Exercise> Extract the listing in its entirety, keeping each line identical to the original.

#### Provided material

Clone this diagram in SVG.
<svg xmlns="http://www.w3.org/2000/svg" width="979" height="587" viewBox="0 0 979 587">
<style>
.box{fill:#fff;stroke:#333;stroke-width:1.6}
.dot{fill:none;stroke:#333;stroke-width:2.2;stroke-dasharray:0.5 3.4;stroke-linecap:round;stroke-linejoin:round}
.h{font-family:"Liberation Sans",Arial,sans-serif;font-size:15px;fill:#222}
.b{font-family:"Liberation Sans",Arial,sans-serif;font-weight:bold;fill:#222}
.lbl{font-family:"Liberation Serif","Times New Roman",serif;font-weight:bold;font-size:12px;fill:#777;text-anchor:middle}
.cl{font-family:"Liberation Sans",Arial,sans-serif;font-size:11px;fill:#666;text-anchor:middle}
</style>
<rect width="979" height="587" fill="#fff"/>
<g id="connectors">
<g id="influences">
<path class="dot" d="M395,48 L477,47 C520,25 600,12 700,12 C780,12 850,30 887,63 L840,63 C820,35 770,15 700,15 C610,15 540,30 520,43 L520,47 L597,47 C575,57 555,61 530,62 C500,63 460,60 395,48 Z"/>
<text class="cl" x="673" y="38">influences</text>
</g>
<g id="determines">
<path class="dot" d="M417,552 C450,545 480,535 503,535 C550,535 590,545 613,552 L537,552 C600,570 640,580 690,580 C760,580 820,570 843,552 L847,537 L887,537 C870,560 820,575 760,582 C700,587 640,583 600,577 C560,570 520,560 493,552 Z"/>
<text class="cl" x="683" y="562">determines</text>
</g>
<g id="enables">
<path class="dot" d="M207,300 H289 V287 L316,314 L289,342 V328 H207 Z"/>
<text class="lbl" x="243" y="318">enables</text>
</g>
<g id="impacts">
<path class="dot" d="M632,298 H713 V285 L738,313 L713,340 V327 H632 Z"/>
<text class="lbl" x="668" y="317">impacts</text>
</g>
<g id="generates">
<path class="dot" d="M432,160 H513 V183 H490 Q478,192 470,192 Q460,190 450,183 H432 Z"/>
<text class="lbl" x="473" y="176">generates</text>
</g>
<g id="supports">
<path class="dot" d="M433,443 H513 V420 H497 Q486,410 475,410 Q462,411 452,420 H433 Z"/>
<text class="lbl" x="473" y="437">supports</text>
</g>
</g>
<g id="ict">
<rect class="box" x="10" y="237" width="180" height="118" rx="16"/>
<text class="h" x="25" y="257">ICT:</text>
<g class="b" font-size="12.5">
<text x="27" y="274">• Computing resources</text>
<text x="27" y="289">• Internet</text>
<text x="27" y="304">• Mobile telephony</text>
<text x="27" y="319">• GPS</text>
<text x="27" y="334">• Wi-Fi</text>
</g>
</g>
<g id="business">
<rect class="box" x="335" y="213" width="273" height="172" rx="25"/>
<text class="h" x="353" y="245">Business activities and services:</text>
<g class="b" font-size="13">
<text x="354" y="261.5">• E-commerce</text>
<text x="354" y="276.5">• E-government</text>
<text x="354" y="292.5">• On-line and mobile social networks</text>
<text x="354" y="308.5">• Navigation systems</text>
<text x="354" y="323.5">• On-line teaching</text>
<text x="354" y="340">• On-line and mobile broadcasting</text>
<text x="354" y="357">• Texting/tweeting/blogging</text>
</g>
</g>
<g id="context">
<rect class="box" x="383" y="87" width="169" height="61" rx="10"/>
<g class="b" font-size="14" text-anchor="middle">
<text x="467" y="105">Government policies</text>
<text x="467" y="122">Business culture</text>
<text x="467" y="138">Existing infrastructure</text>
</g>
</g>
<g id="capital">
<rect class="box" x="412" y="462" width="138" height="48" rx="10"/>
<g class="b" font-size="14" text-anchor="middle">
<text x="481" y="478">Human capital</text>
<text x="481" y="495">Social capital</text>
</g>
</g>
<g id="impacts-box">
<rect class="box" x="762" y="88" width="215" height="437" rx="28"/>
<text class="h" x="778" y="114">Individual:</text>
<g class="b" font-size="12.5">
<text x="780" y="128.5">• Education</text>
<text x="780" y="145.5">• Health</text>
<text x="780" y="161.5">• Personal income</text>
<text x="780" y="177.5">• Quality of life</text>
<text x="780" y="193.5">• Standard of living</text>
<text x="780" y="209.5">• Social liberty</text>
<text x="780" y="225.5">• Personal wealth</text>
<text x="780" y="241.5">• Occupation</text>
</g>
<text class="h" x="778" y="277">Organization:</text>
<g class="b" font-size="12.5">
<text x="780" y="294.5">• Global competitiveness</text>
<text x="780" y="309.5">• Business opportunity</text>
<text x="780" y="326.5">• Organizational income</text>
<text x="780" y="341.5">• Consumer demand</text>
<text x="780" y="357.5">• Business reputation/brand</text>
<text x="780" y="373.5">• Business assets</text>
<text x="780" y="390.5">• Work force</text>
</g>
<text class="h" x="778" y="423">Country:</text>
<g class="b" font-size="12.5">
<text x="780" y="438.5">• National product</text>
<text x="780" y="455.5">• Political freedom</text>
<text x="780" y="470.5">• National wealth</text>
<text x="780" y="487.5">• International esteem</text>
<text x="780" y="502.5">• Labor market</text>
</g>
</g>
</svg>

########

Solution for this task>
Clone this diagram in SVG.
<svg xmlns="http://www.w3.org/2000/svg" width="979" height="587" viewBox="0 0 979 587">
<style>
.box{fill:#fff;stroke:#333;stroke-width:1.6}
.dot{fill:none;stroke:#333;stroke-width:2.2;stroke-dasharray:0.5 3.4;stroke-linecap:round;stroke-linejoin:round}
.h{font-family:"Liberation Sans",Arial,sans-serif;font-size:15px;fill:#222}
.b{font-family:"Liberation Sans",Arial,sans-serif;font-weight:bold;fill:#222}
.lbl{font-family:"Liberation Serif","Times New Roman",serif;font-weight:bold;font-size:12px;fill:#777;text-anchor:middle}
.cl{font-family:"Liberation Sans",Arial,sans-serif;font-size:11px;fill:#666;text-anchor:middle}
</style>
<rect width="979" height="587" fill="#fff"/>
<g id="connectors">
<g id="influences">
<path class="dot" d="M395,48 L477,47 C520,25 600,12 700,12 C780,12 850,30 887,63 L840,63 C820,35 770,15 700,15 C610,15 540,30 520,43 L520,47 L597,47 C575,57 555,61 530,62 C500,63 460,60 395,48 Z"/>
<text class="cl" x="673" y="38">influences</text>
</g>
<g id="determines">
<path class="dot" d="M417,552 C450,545 480,535 503,535 C550,535 590,545 613,552 L537,552 C600,570 640,580 690,580 C760,580 820,570 843,552 L847,537 L887,537 C870,560 820,575 760,582 C700,587 640,583 600,577 C560,570 520,560 493,552 Z"/>
<text class="cl" x="683" y="562">determines</text>
</g>
<g id="enables">
<path class="dot" d="M207,300 H289 V287 L316,314 L289,342 V328 H207 Z"/>
<text class="lbl" x="243" y="318">enables</text>
</g>
<g id="impacts">
<path class="dot" d="M632,298 H713 V285 L738,313 L713,340 V327 H632 Z"/>
<text class="lbl" x="668" y="317">impacts</text>
</g>
<g id="generates">
<path class="dot" d="M432,160 H513 V183 H490 Q478,192 470,192 Q460,190 450,183 H432 Z"/>
<text class="lbl" x="473" y="176">generates</text>
</g>
<g id="supports">
<path class="dot" d="M433,443 H513 V420 H497 Q486,410 475,410 Q462,411 452,420 H433 Z"/>
<text class="lbl" x="473" y="437">supports</text>
</g>
</g>
<g id="ict">
<rect class="box" x="10" y="237" width="180" height="118" rx="16"/>
<text class="h" x="25" y="257">ICT:</text>
<g class="b" font-size="12.5">
<text x="27" y="274">• Computing resources</text>
<text x="27" y="289">• Internet</text>
<text x="27" y="304">• Mobile telephony</text>
<text x="27" y="319">• GPS</text>
<text x="27" y="334">• Wi-Fi</text>
</g>
</g>
<g id="business">
<rect class="box" x="335" y="213" width="273" height="172" rx="25"/>
<text class="h" x="353" y="245">Business activities and services:</text>
<g class="b" font-size="13">
<text x="354" y="261.5">• E-commerce</text>
<text x="354" y="276.5">• E-government</text>
<text x="354" y="292.5">• On-line and mobile social networks</text>
<text x="354" y="308.5">• Navigation systems</text>
<text x="354" y="323.5">• On-line teaching</text>
<text x="354" y="340">• On-line and mobile broadcasting</text>
<text x="354" y="357">• Texting/tweeting/blogging</text>
</g>
</g>
<g id="context">
<rect class="box" x="383" y="87" width="169" height="61" rx="10"/>
<g class="b" font-size="14" text-anchor="middle">
<text x="467" y="105">Government policies</text>
<text x="467" y="122">Business culture</text>
<text x="467" y="138">Existing infrastructure</text>
</g>
</g>
<g id="capital">
<rect class="box" x="412" y="462" width="138" height="48" rx="10"/>
<g class="b" font-size="14" text-anchor="middle">
<text x="481" y="478">Human capital</text>
<text x="481" y="495">Social capital</text>
</g>
</g>
<g id="impacts-box">
<rect class="box" x="762" y="88" width="215" height="437" rx="28"/>
<text class="h" x="778" y="114">Individual:</text>
<g class="b" font-size="12.5">
<text x="780" y="128.5">• Education</text>
<text x="780" y="145.5">• Health</text>
<text x="780" y="161.5">• Personal income</text>
<text x="780" y="177.5">• Quality of life</text>
<text x="780" y="193.5">• Standard of living</text>
<text x="780" y="209.5">• Social liberty</text>
<text x="780" y="225.5">• Personal wealth</text>
<text x="780" y="241.5">• Occupation</text>
</g>
<text class="h" x="778" y="277">Organization:</text>
<g class="b" font-size="12.5">
<text x="780" y="294.5">• Global competitiveness</text>
<text x="780" y="309.5">• Business opportunity</text>
<text x="780" y="326.5">• Organizational income</text>
<text x="780" y="341.5">• Consumer demand</text>
<text x="780" y="357.5">• Business reputation/brand</text>
<text x="780" y="373.5">• Business assets</text>
<text x="780" y="390.5">• Work force</text>
</g>
<text class="h" x="778" y="423">Country:</text>
<g class="b" font-size="12.5">
<text x="780" y="438.5">• National product</text>
<text x="780" y="455.5">• Political freedom</text>
<text x="780" y="470.5">• National wealth</text>
<text x="780" y="487.5">• International esteem</text>
<text x="780" y="502.5">• Labor market</text>
</g>
</g>
</svg>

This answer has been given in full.